Para abordar esta situación hay que tener un poco de ética y solvencia, y no pretender justificar la anulación de derechos fundamentales excusándose en la predominancia de un derecho sobre otro, sin desvirtuar que ningún derecho es absoluto, porque existen límites al ejercicio de los mismos en razón de la armonía en el ejercicio de esos mismos derechos por parte de los demás individuos y por lo que hay normas jurídicas que tipifican las conductas lesivas a bienes jurídicos protegidos por el derecho penal, y para lo cual existe el poder punitivo del Estado, pero este poder tampoco es absoluto, también tiene límites en la misma constitución y el derecho internacional sobre derechos humanos, así como en principios fundamentales que rigen el sistema penal, y normativa jurídica que establecen las directrices de los sistemas y regímenes carcelarios.
Como seguirán sosteniendo que no hay violación de derechos humanos, cuando existen testimonios de familiares de detenidos y de personas que estuvieron sometidas a un régimen carcelario, así como de organizaciones de derechos humanos que presentan registros de una gran cantidad vulneraciones a mujeres y hombres por tratos degradantes, lesivos a su dignidad, entre ellos, casos de pacientes con enfermedades crónicas, a quienes según denuncias de sus familiares, no les permiten ingresar medicamentos, ni les garantizan ningún tipo de tratamiento clínico. Hay ejemplos de estas situaciones como los casos expuestos recientemente de dirigentes de organizaciones sociales de oposición al gobierno, como lo es Atilio Montalvo y José Santos Melara, pero sabemos que no son los únicos.
En este sentido, las declaraciones del mandatario en Costa Rica ameritan ser analizadas por las connotaciones implícitas a nivel político y jurídico; la narrativa oficialista tiene como propósito posicionar su modelo de persecución y represión de la delincuencia organizada, haciendo alarde de un tema en el que aparentemente hay resultados concretos, por haber barrido las calles de la delincuencia más temida, como lo son las maras, aun cuando sabemos que no es la única expresión de delincuencia en nuestra sociedad.
Si se instala la versión oficial y superficial sobre el combate a las pandillas, las estructuras financieras del crimen organizado se mantendrán impunes administrando y lavando el dinero producto de las diferentes formas de delincuencia con las que han operado por décadas en nuestro país. Hasta ahora, no se ha conocido de ningún golpe fuerte a esas elites del poder económico detrás de las pandillas, como si lo fue en julio de 2016 la Operación Jaque, que logró desmantelar la red de financistas de una de las principales pandillas que navegaban como pastores de iglesia, empresarios y emprendedores en diferentes rubros de la economía del país.
Pero, además, el combate real y efectivo a las maras y toda expresión de terror y violencia en la sociedad, se hace mediante una política integradora del deber de prevención, persecución, represión y resocialización del delincuente.
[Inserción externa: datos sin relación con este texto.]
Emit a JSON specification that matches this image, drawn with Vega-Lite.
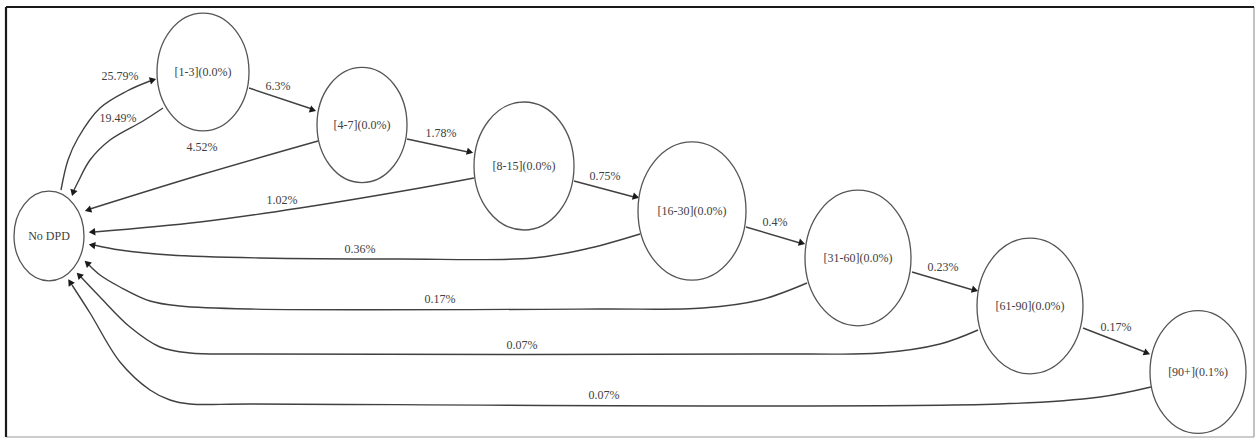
{
  "$schema": "https://vega.github.io/schema/vega-lite/v6.json",
  "width": 1255,
  "height": 439,
  "padding": 0,
  "autosize": {"type": "none"},
  "background": "white",
  "view": {"stroke": null},
  "config": {"axis": {"disable": true}},
  "datasets": {
    "nodes": [
      {"label": "No DPD", "x": 49, "y": 236, "rx": 35},
      {"label": "[1-3](0.0%)", "x": 203, "y": 72, "rx": 46},
      {"label": "[4-7](0.0%)", "x": 362, "y": 125, "rx": 45},
      {"label": "[8-15](0.0%)", "x": 524, "y": 166, "rx": 50},
      {"label": "[16-30](0.0%)", "x": 692, "y": 211, "rx": 54},
      {"label": "[31-60](0.0%)", "x": 858, "y": 258, "rx": 53},
      {"label": "[61-90](0.0%)", "x": 1030, "y": 306, "rx": 53},
      {"label": "[90+](0.1%)", "x": 1198, "y": 372, "rx": 48}
    ],
    "edges": [
      {"edge": "e1", "i": 0, "x": 61, "y": 190}, {"edge": "e1", "i": 1, "x": 68, "y": 160}, {"edge": "e1", "i": 2, "x": 78, "y": 138}, {"edge": "e1", "i": 3, "x": 100, "y": 108}, {"edge": "e1", "i": 4, "x": 127, "y": 91}, {"edge": "e1", "i": 5, "x": 150, "y": 81},
      {"edge": "e2", "i": 0, "x": 163, "y": 108}, {"edge": "e2", "i": 1, "x": 143, "y": 121}, {"edge": "e2", "i": 2, "x": 110, "y": 140}, {"edge": "e2", "i": 3, "x": 90, "y": 160}, {"edge": "e2", "i": 4, "x": 78, "y": 182}, {"edge": "e2", "i": 5, "x": 74, "y": 190},
      {"edge": "e3", "i": 0, "x": 249, "y": 88}, {"edge": "e3", "i": 1, "x": 312, "y": 109},
      {"edge": "e4", "i": 0, "x": 318, "y": 141}, {"edge": "e4", "i": 1, "x": 200, "y": 175}, {"edge": "e4", "i": 2, "x": 90, "y": 209},
      {"edge": "e5", "i": 0, "x": 407, "y": 139}, {"edge": "e5", "i": 1, "x": 468, "y": 152},
      {"edge": "e6", "i": 0, "x": 474, "y": 178}, {"edge": "e6", "i": 1, "x": 420, "y": 188}, {"edge": "e6", "i": 2, "x": 300, "y": 208}, {"edge": "e6", "i": 3, "x": 200, "y": 222}, {"edge": "e6", "i": 4, "x": 94, "y": 232},
      {"edge": "e7", "i": 0, "x": 574, "y": 181}, {"edge": "e7", "i": 1, "x": 634, "y": 197},
      {"edge": "e8", "i": 0, "x": 640, "y": 234}, {"edge": "e8", "i": 1, "x": 590, "y": 248}, {"edge": "e8", "i": 2, "x": 533, "y": 258}, {"edge": "e8", "i": 3, "x": 400, "y": 259}, {"edge": "e8", "i": 4, "x": 260, "y": 258}, {"edge": "e8", "i": 5, "x": 170, "y": 255}, {"edge": "e8", "i": 6, "x": 120, "y": 250}, {"edge": "e8", "i": 7, "x": 94, "y": 245},
      {"edge": "e9", "i": 0, "x": 746, "y": 227}, {"edge": "e9", "i": 1, "x": 800, "y": 243},
      {"edge": "e10", "i": 0, "x": 807, "y": 283}, {"edge": "e10", "i": 1, "x": 760, "y": 300}, {"edge": "e10", "i": 2, "x": 703, "y": 308}, {"edge": "e10", "i": 3, "x": 600, "y": 309}, {"edge": "e10", "i": 4, "x": 250, "y": 309}, {"edge": "e10", "i": 5, "x": 180, "y": 306}, {"edge": "e10", "i": 6, "x": 150, "y": 301}, {"edge": "e10", "i": 7, "x": 120, "y": 287}, {"edge": "e10", "i": 8, "x": 100, "y": 275}, {"edge": "e10", "i": 9, "x": 89, "y": 265},
      {"edge": "e11", "i": 0, "x": 912, "y": 272}, {"edge": "e11", "i": 1, "x": 973, "y": 290},
      {"edge": "e12", "i": 0, "x": 978, "y": 330}, {"edge": "e12", "i": 1, "x": 940, "y": 344}, {"edge": "e12", "i": 2, "x": 880, "y": 353}, {"edge": "e12", "i": 3, "x": 800, "y": 354}, {"edge": "e12", "i": 4, "x": 250, "y": 354}, {"edge": "e12", "i": 5, "x": 190, "y": 353}, {"edge": "e12", "i": 6, "x": 160, "y": 347}, {"edge": "e12", "i": 7, "x": 130, "y": 327}, {"edge": "e12", "i": 8, "x": 100, "y": 297}, {"edge": "e12", "i": 9, "x": 81, "y": 277},
      {"edge": "e13", "i": 0, "x": 1083, "y": 328}, {"edge": "e13", "i": 1, "x": 1145, "y": 352},
      {"edge": "e14", "i": 0, "x": 1151, "y": 387}, {"edge": "e14", "i": 1, "x": 1100, "y": 397}, {"edge": "e14", "i": 2, "x": 1000, "y": 404}, {"edge": "e14", "i": 3, "x": 250, "y": 404}, {"edge": "e14", "i": 4, "x": 190, "y": 404}, {"edge": "e14", "i": 5, "x": 170, "y": 400}, {"edge": "e14", "i": 6, "x": 150, "y": 390}, {"edge": "e14", "i": 7, "x": 120, "y": 362}, {"edge": "e14", "i": 8, "x": 90, "y": 313}, {"edge": "e14", "i": 9, "x": 72, "y": 285}
    ],
    "arrows": [
      {"edge": "e1", "x": 153, "y": 80, "dir": -16},
      {"edge": "e2", "x": 73, "y": 193, "dir": 107},
      {"edge": "e3", "x": 313, "y": 110, "dir": 18},
      {"edge": "e4", "x": 88, "y": 210, "dir": 163},
      {"edge": "e5", "x": 470, "y": 152, "dir": 14},
      {"edge": "e6", "x": 92, "y": 232, "dir": 175},
      {"edge": "e7", "x": 636, "y": 197, "dir": 15},
      {"edge": "e8", "x": 92, "y": 245, "dir": 190},
      {"edge": "e9", "x": 802, "y": 243, "dir": 16},
      {"edge": "e10", "x": 87, "y": 263, "dir": 222},
      {"edge": "e11", "x": 975, "y": 290, "dir": 16},
      {"edge": "e12", "x": 79, "y": 275, "dir": 226},
      {"edge": "e13", "x": 1147, "y": 353, "dir": 21},
      {"edge": "e14", "x": 70, "y": 282, "dir": 237}
    ],
    "edgeLabels": [
      {"text": "25.79%", "x": 120, "y": 76},
      {"text": "19.49%", "x": 118, "y": 118},
      {"text": "6.3%", "x": 278, "y": 86},
      {"text": "4.52%", "x": 202, "y": 147},
      {"text": "1.78%", "x": 441, "y": 133},
      {"text": "1.02%", "x": 282, "y": 200},
      {"text": "0.75%", "x": 605, "y": 176},
      {"text": "0.36%", "x": 360, "y": 249},
      {"text": "0.4%", "x": 775, "y": 222},
      {"text": "0.17%", "x": 440, "y": 299},
      {"text": "0.23%", "x": 943, "y": 267},
      {"text": "0.07%", "x": 522, "y": 345},
      {"text": "0.17%", "x": 1116, "y": 327},
      {"text": "0.07%", "x": 604, "y": 395}
    ],
    "frameDark": [
      {"x": 6, "y": 7, "x2": 1254, "y2": 7},
      {"x": 6, "y": 7, "x2": 6, "y2": 437}
    ],
    "frameLight": [
      {"x": 1254, "y": 7, "x2": 1254, "y2": 437},
      {"x": 6, "y": 437, "x2": 1254, "y2": 437}
    ]
  },
  "encoding": {
    "x": {"field": "x", "type": "quantitative", "scale": {"domain": [0, 1255], "nice": false, "zero": false}, "axis": null},
    "y": {"field": "y", "type": "quantitative", "scale": {"domain": [0, 439], "nice": false, "zero": false, "reverse": true}, "axis": null}
  },
  "layer": [
    {
      "data": {"name": "frameLight"},
      "mark": {"type": "rule", "color": "#9a9a9a", "strokeWidth": 1.2},
      "encoding": {"x2": {"field": "x2"}, "y2": {"field": "y2"}}
    },
    {
      "data": {"name": "frameDark"},
      "mark": {"type": "rule", "color": "#1a1a1a", "strokeWidth": 2.2},
      "encoding": {"x2": {"field": "x2"}, "y2": {"field": "y2"}}
    },
    {
      "data": {"name": "edges"},
      "mark": {"type": "line", "interpolate": "catmull-rom", "color": "#404040", "strokeWidth": 1.4},
      "encoding": {
        "detail": {"field": "edge", "type": "nominal"},
        "order": {"field": "i", "type": "quantitative"}
      }
    },
    {
      "data": {"name": "arrows"},
      "mark": {"type": "point", "shape": "triangle-right", "filled": true, "color": "#1a1a1a", "size": 55, "opacity": 1},
      "encoding": {
        "angle": {"field": "dir", "type": "quantitative", "scale": null}
      }
    },
    {
      "data": {"name": "nodes"},
      "mark": {"type": "point", "shape": "M-1,0A1,1.28,0,1,1,1,0A1,1.28,0,1,1,-1,0Z", "filled": false, "fill": "white", "fillOpacity": 1, "stroke": "#555555", "strokeWidth": 1.3, "opacity": 1},
      "encoding": {
        "size": {"field": "rx", "type": "quantitative", "scale": {"type": "pow", "exponent": 2, "domain": [0, 60], "range": [0, 14400]}, "legend": null}
      }
    },
    {
      "data": {"name": "nodes"},
      "mark": {"type": "text", "font": "'Liberation Serif', 'DejaVu Serif', serif", "fontSize": 12, "color": "#404040"},
      "encoding": {"text": {"field": "label"}}
    },
    {
      "data": {"name": "edgeLabels"},
      "mark": {"type": "text", "font": "'Liberation Serif', 'DejaVu Serif', serif", "fontSize": 12, "color": "#404040"},
      "encoding": {"text": {"field": "text"}}
    }
  ]
}
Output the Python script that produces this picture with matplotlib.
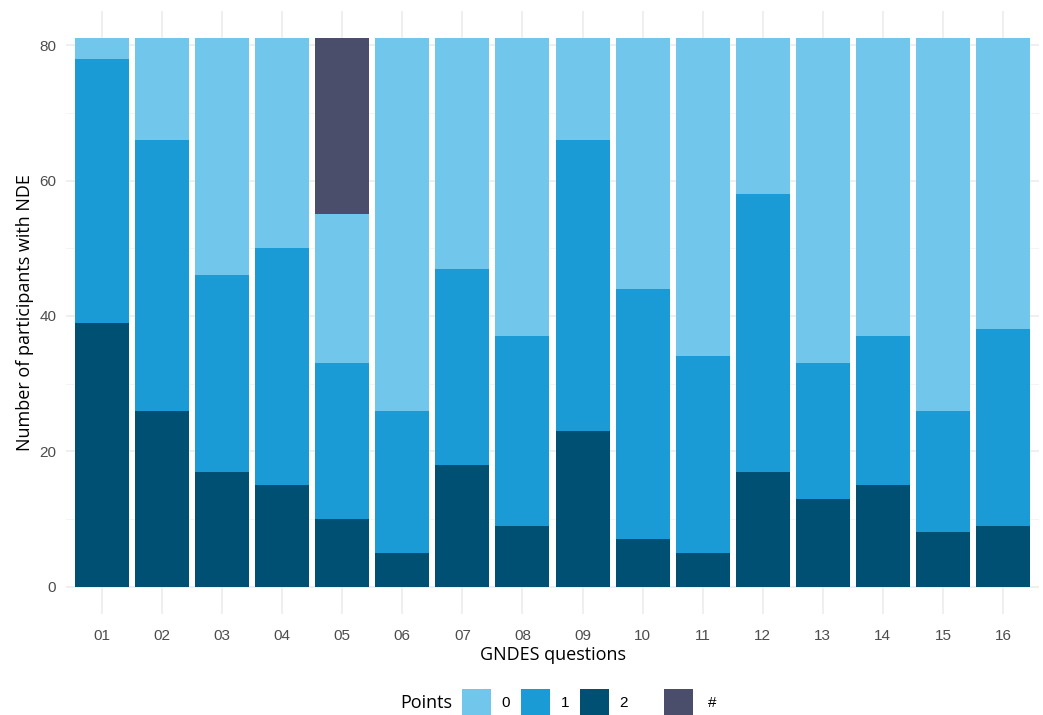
import matplotlib
matplotlib.use("Agg")
import matplotlib.pyplot as plt
from matplotlib.patches import Rectangle
import numpy as np

questions = ["01","02","03","04","05","06","07","08","09","10","11","12","13","14","15","16"]
pts2 = [39, 26, 17, 15, 10, 5, 18, 9, 23, 7, 5, 17, 13, 15, 8, 9]
pts1 = [39, 40, 29, 35, 23, 21, 29, 28, 43, 37, 29, 41, 20, 22, 18, 29]
pts0 = [3, 15, 35, 31, 22, 55, 34, 44, 15, 37, 47, 23, 48, 44, 55, 43]
ptsH = [0, 0, 0, 0, 26, 0, 0, 0, 0, 0, 0, 0, 0, 0, 0, 0]

legend_labels = ["0", "1", "2", "#"]
colors = {"0": "#71C6EC", "1": "#1A9BD5", "2": "#005073", "#": "#4A4E6B"}

W, H = 1043, 715
fig = plt.figure(figsize=(W/100, H/100), dpi=100)
ax = fig.add_axes([66/W, 1-614/H, 973/W, 603/H])

x = np.arange(1, len(questions)+1)
b2 = np.array(pts2); b1 = np.array(pts1); b0 = np.array(pts0); bh = np.array(ptsH)
ax.bar(x, b2, width=0.9, color=colors["2"], zorder=3)
ax.bar(x, b1, bottom=b2, width=0.9, color=colors["1"], zorder=3)
ax.bar(x, b0, bottom=b2+b1, width=0.9, color=colors["0"], zorder=3)
ax.bar(x, bh, bottom=b2+b1+b0, width=0.9, color=colors["#"], zorder=3)

ax.set_xlim(0.4, 16.6)
ax.set_ylim(-4.05, 85.05)
ax.set_xticks(x)
ax.set_xticklabels(questions)
ax.set_yticks([0, 20, 40, 60, 80])
ax.set_yticks([10, 30, 50, 70], minor=True)
ax.tick_params(axis="both", which="both", length=0, labelsize=11, labelcolor="#4D4D4D")
ax.tick_params(axis="x", pad=11)
ax.tick_params(axis="y", pad=7)
for lab in ax.get_xticklabels() + ax.get_yticklabels():
    lab.set_family("Liberation Sans")
ax.grid(True, which="major", color="#EBEBEB", linewidth=1.1, zorder=0)
ax.grid(True, which="minor", axis="y", color="#F2F2F2", linewidth=0.6, zorder=0)
for s in ax.spines.values():
    s.set_visible(False)

ax.set_xlabel("GNDES questions", fontsize=13, family="Open Sans", labelpad=2)
ax.set_ylabel("Number of participants with NDE", fontsize=13, family="Open Sans", labelpad=4)

# legend drawn manually in figure pixel coordinates
def px(xp, yp):
    return xp/W, 1-yp/H

fig.text(*px(452, 703), "Points", ha="right", va="center", fontsize=13, family="Open Sans")
box_x = [462, 521, 580, 664]
lab_x = [506, 565, 623, 712]
for lbl, bx, lx in zip(legend_labels, box_x, lab_x):
    x0, y0 = px(bx, 717)
    fig.add_artist(Rectangle((x0, y0), 29/W, 28/H, transform=fig.transFigure,
                             facecolor=colors[lbl], edgecolor="none"))
    fig.text(*px(lx, 703), lbl, ha="center", va="center", fontsize=11,
             family="Liberation Sans", color="black")

fig.savefig("out.png", dpi=100)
Sin embargo, en materia de prevención no se hace un combate a las causas que originan la violencia social, como lo es la desigualdad, la exclusión y marginación, el desempleo, la migración, la falta de fuentes laborales, entre otros fenómenos que propician escenarios para la propagación de violencia y criminalidad. Mientras estas causas persistan, es legítimo analizar la sostenibilidad de estas medidas en el tiempo.